### Exercise prompt
Write the material out again, line by line, exactly as it is.

### Supplied material
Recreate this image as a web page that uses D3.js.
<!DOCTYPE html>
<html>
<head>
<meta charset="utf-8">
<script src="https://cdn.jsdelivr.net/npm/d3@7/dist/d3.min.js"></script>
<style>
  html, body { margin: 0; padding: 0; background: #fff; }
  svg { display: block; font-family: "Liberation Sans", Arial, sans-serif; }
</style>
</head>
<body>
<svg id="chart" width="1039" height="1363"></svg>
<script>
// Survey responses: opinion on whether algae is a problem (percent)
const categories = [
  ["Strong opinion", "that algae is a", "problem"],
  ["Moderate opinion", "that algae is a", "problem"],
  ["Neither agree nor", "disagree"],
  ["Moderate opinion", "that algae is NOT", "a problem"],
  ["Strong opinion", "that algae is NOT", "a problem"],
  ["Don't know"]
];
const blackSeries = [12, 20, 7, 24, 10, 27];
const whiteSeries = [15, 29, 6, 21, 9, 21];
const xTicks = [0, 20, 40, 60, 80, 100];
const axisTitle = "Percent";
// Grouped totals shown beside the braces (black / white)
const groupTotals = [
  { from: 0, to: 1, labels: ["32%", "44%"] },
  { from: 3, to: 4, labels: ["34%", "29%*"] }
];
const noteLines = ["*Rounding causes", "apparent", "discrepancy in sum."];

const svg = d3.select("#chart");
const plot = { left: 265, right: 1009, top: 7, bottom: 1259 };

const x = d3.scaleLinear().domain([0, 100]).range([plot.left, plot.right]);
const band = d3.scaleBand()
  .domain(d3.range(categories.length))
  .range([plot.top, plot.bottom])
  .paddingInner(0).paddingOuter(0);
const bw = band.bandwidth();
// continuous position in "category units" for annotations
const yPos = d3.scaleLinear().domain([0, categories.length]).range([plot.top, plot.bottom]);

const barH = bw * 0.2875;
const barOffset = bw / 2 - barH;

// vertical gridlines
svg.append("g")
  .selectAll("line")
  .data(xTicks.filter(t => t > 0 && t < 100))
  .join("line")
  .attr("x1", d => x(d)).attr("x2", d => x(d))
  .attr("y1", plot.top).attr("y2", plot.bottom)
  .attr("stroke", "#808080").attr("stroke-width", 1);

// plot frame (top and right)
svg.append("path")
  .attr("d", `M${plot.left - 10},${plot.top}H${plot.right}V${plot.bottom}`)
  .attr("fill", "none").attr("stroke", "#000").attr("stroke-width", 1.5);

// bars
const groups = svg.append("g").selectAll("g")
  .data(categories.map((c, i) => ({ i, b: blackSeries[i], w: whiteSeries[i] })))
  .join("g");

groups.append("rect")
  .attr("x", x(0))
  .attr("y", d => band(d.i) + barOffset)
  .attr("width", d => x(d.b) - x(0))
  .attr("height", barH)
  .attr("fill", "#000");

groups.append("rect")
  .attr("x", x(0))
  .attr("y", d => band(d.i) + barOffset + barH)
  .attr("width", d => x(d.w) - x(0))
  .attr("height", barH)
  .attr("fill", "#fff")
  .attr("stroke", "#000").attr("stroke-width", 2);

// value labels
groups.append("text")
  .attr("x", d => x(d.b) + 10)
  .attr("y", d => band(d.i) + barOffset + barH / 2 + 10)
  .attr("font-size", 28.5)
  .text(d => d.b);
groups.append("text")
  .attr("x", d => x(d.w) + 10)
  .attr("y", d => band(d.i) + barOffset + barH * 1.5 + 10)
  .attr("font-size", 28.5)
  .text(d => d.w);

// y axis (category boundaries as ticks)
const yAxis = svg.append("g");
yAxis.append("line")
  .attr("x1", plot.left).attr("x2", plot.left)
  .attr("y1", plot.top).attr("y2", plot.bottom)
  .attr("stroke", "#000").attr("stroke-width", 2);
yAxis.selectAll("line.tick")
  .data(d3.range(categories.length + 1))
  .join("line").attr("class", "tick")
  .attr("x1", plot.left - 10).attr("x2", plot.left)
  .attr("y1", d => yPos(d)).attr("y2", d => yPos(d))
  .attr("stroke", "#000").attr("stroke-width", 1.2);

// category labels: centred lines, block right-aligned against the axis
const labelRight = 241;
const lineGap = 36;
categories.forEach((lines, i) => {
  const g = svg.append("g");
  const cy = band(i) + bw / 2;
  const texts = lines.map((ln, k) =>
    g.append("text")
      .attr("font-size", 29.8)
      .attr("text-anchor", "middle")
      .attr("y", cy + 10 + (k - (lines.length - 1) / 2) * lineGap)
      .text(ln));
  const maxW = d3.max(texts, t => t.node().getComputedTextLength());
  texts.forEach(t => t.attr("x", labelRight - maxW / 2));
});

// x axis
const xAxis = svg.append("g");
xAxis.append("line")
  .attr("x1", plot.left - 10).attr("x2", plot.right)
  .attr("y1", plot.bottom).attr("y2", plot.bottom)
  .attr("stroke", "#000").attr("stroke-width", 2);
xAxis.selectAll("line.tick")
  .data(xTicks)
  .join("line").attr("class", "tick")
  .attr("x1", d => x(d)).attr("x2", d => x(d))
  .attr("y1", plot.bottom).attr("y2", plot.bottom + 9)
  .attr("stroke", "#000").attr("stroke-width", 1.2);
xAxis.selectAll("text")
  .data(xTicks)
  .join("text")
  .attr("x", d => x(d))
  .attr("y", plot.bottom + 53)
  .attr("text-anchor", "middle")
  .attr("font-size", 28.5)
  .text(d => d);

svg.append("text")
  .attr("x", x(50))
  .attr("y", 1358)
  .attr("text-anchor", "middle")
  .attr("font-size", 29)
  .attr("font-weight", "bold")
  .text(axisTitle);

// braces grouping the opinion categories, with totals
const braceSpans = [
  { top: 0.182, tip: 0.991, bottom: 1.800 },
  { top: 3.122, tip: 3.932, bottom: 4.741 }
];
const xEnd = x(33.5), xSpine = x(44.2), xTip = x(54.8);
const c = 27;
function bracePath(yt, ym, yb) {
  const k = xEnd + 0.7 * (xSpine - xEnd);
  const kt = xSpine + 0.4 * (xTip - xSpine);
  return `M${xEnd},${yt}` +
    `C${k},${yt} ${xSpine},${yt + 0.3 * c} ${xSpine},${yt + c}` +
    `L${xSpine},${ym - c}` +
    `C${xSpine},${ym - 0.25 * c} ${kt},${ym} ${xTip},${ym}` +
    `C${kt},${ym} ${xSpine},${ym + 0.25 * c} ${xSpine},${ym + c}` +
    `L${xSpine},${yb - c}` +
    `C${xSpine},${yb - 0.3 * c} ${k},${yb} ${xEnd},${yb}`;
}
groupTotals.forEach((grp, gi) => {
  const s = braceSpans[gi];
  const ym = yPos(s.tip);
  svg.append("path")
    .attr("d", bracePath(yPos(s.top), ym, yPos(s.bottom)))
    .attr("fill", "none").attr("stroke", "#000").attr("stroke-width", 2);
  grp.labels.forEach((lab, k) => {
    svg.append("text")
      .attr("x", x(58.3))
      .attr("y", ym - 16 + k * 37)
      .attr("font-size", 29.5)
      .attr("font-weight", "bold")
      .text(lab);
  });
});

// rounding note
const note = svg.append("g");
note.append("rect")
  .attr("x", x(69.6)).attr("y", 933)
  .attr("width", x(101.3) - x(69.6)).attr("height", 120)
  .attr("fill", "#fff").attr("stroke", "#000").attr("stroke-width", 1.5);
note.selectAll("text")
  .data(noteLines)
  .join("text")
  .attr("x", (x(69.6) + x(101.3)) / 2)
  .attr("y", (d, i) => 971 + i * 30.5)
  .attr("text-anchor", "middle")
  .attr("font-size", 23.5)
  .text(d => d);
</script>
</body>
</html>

### Finished exercise
Recreate this image as a web page that uses D3.js.
<!DOCTYPE html>
<html>
<head>
<meta charset="utf-8">
<script src="https://cdn.jsdelivr.net/npm/d3@7/dist/d3.min.js"></script>
<style>
  html, body { margin: 0; padding: 0; background: #fff; }
  svg { display: block; font-family: "Liberation Sans", Arial, sans-serif; }
</style>
</head>
<body>
<svg id="chart" width="1039" height="1363"></svg>
<script>
// Survey responses: opinion on whether algae is a problem (percent)
const categories = [
  ["Strong opinion", "that algae is a", "problem"],
  ["Moderate opinion", "that algae is a", "problem"],
  ["Neither agree nor", "disagree"],
  ["Moderate opinion", "that algae is NOT", "a problem"],
  ["Strong opinion", "that algae is NOT", "a problem"],
  ["Don't know"]
];
const blackSeries = [12, 20, 7, 24, 10, 27];
const whiteSeries = [15, 29, 6, 21, 9, 21];
const xTicks = [0, 20, 40, 60, 80, 100];
const axisTitle = "Percent";
// Grouped totals shown beside the braces (black / white)
const groupTotals = [
  { from: 0, to: 1, labels: ["32%", "44%"] },
  { from: 3, to: 4, labels: ["34%", "29%*"] }
];
const noteLines = ["*Rounding causes", "apparent", "discrepancy in sum."];

const svg = d3.select("#chart");
const plot = { left: 265, right: 1009, top: 7, bottom: 1259 };

const x = d3.scaleLinear().domain([0, 100]).range([plot.left, plot.right]);
const band = d3.scaleBand()
  .domain(d3.range(categories.length))
  .range([plot.top, plot.bottom])
  .paddingInner(0).paddingOuter(0);
const bw = band.bandwidth();
// continuous position in "category units" for annotations
const yPos = d3.scaleLinear().domain([0, categories.length]).range([plot.top, plot.bottom]);

const barH = bw * 0.2875;
const barOffset = bw / 2 - barH;

// vertical gridlines
svg.append("g")
  .selectAll("line")
  .data(xTicks.filter(t => t > 0 && t < 100))
  .join("line")
  .attr("x1", d => x(d)).attr("x2", d => x(d))
  .attr("y1", plot.top).attr("y2", plot.bottom)
  .attr("stroke", "#808080").attr("stroke-width", 1);

// plot frame (top and right)
svg.append("path")
  .attr("d", `M${plot.left - 10},${plot.top}H${plot.right}V${plot.bottom}`)
  .attr("fill", "none").attr("stroke", "#000").attr("stroke-width", 1.5);

// bars
const groups = svg.append("g").selectAll("g")
  .data(categories.map((c, i) => ({ i, b: blackSeries[i], w: whiteSeries[i] })))
  .join("g");

groups.append("rect")
  .attr("x", x(0))
  .attr("y", d => band(d.i) + barOffset)
  .attr("width", d => x(d.b) - x(0))
  .attr("height", barH)
  .attr("fill", "#000");

groups.append("rect")
  .attr("x", x(0))
  .attr("y", d => band(d.i) + barOffset + barH)
  .attr("width", d => x(d.w) - x(0))
  .attr("height", barH)
  .attr("fill", "#fff")
  .attr("stroke", "#000").attr("stroke-width", 2);

// value labels
groups.append("text")
  .attr("x", d => x(d.b) + 10)
  .attr("y", d => band(d.i) + barOffset + barH / 2 + 10)
  .attr("font-size", 28.5)
  .text(d => d.b);
groups.append("text")
  .attr("x", d => x(d.w) + 10)
  .attr("y", d => band(d.i) + barOffset + barH * 1.5 + 10)
  .attr("font-size", 28.5)
  .text(d => d.w);

// y axis (category boundaries as ticks)
const yAxis = svg.append("g");
yAxis.append("line")
  .attr("x1", plot.left).attr("x2", plot.left)
  .attr("y1", plot.top).attr("y2", plot.bottom)
  .attr("stroke", "#000").attr("stroke-width", 2);
yAxis.selectAll("line.tick")
  .data(d3.range(categories.length + 1))
  .join("line").attr("class", "tick")
  .attr("x1", plot.left - 10).attr("x2", plot.left)
  .attr("y1", d => yPos(d)).attr("y2", d => yPos(d))
  .attr("stroke", "#000").attr("stroke-width", 1.2);

// category labels: centred lines, block right-aligned against the axis
const labelRight = 241;
const lineGap = 36;
categories.forEach((lines, i) => {
  const g = svg.append("g");
  const cy = band(i) + bw / 2;
  const texts = lines.map((ln, k) =>
    g.append("text")
      .attr("font-size", 29.8)
      .attr("text-anchor", "middle")
      .attr("y", cy + 10 + (k - (lines.length - 1) / 2) * lineGap)
      .text(ln));
  const maxW = d3.max(texts, t => t.node().getComputedTextLength());
  texts.forEach(t => t.attr("x", labelRight - maxW / 2));
});

// x axis
const xAxis = svg.append("g");
xAxis.append("line")
  .attr("x1", plot.left - 10).attr("x2", plot.right)
  .attr("y1", plot.bottom).attr("y2", plot.bottom)
  .attr("stroke", "#000").attr("stroke-width", 2);
xAxis.selectAll("line.tick")
  .data(xTicks)
  .join("line").attr("class", "tick")
  .attr("x1", d => x(d)).attr("x2", d => x(d))
  .attr("y1", plot.bottom).attr("y2", plot.bottom + 9)
  .attr("stroke", "#000").attr("stroke-width", 1.2);
xAxis.selectAll("text")
  .data(xTicks)
  .join("text")
  .attr("x", d => x(d))
  .attr("y", plot.bottom + 53)
  .attr("text-anchor", "middle")
  .attr("font-size", 28.5)
  .text(d => d);

svg.append("text")
  .attr("x", x(50))
  .attr("y", 1358)
  .attr("text-anchor", "middle")
  .attr("font-size", 29)
  .attr("font-weight", "bold")
  .text(axisTitle);

// braces grouping the opinion categories, with totals
const braceSpans = [
  { top: 0.182, tip: 0.991, bottom: 1.800 },
  { top: 3.122, tip: 3.932, bottom: 4.741 }
];
const xEnd = x(33.5), xSpine = x(44.2), xTip = x(54.8);
const c = 27;
function bracePath(yt, ym, yb) {
  const k = xEnd + 0.7 * (xSpine - xEnd);
  const kt = xSpine + 0.4 * (xTip - xSpine);
  return `M${xEnd},${yt}` +
    `C${k},${yt} ${xSpine},${yt + 0.3 * c} ${xSpine},${yt + c}` +
    `L${xSpine},${ym - c}` +
    `C${xSpine},${ym - 0.25 * c} ${kt},${ym} ${xTip},${ym}` +
    `C${kt},${ym} ${xSpine},${ym + 0.25 * c} ${xSpine},${ym + c}` +
    `L${xSpine},${yb - c}` +
    `C${xSpine},${yb - 0.3 * c} ${k},${yb} ${xEnd},${yb}`;
}
groupTotals.forEach((grp, gi) => {
  const s = braceSpans[gi];
  const ym = yPos(s.tip);
  svg.append("path")
    .attr("d", bracePath(yPos(s.top), ym, yPos(s.bottom)))
    .attr("fill", "none").attr("stroke", "#000").attr("stroke-width", 2);
  grp.labels.forEach((lab, k) => {
    svg.append("text")
      .attr("x", x(58.3))
      .attr("y", ym - 16 + k * 37)
      .attr("font-size", 29.5)
      .attr("font-weight", "bold")
      .text(lab);
  });
});

// rounding note
const note = svg.append("g");
note.append("rect")
  .attr("x", x(69.6)).attr("y", 933)
  .attr("width", x(101.3) - x(69.6)).attr("height", 120)
  .attr("fill", "#fff").attr("stroke", "#000").attr("stroke-width", 1.5);
note.selectAll("text")
  .data(noteLines)
  .join("text")
  .attr("x", (x(69.6) + x(101.3)) / 2)
  .attr("y", (d, i) => 971 + i * 30.5)
  .attr("text-anchor", "middle")
  .attr("font-size", 23.5)
  .text(d => d);
</script>
</body>
</html>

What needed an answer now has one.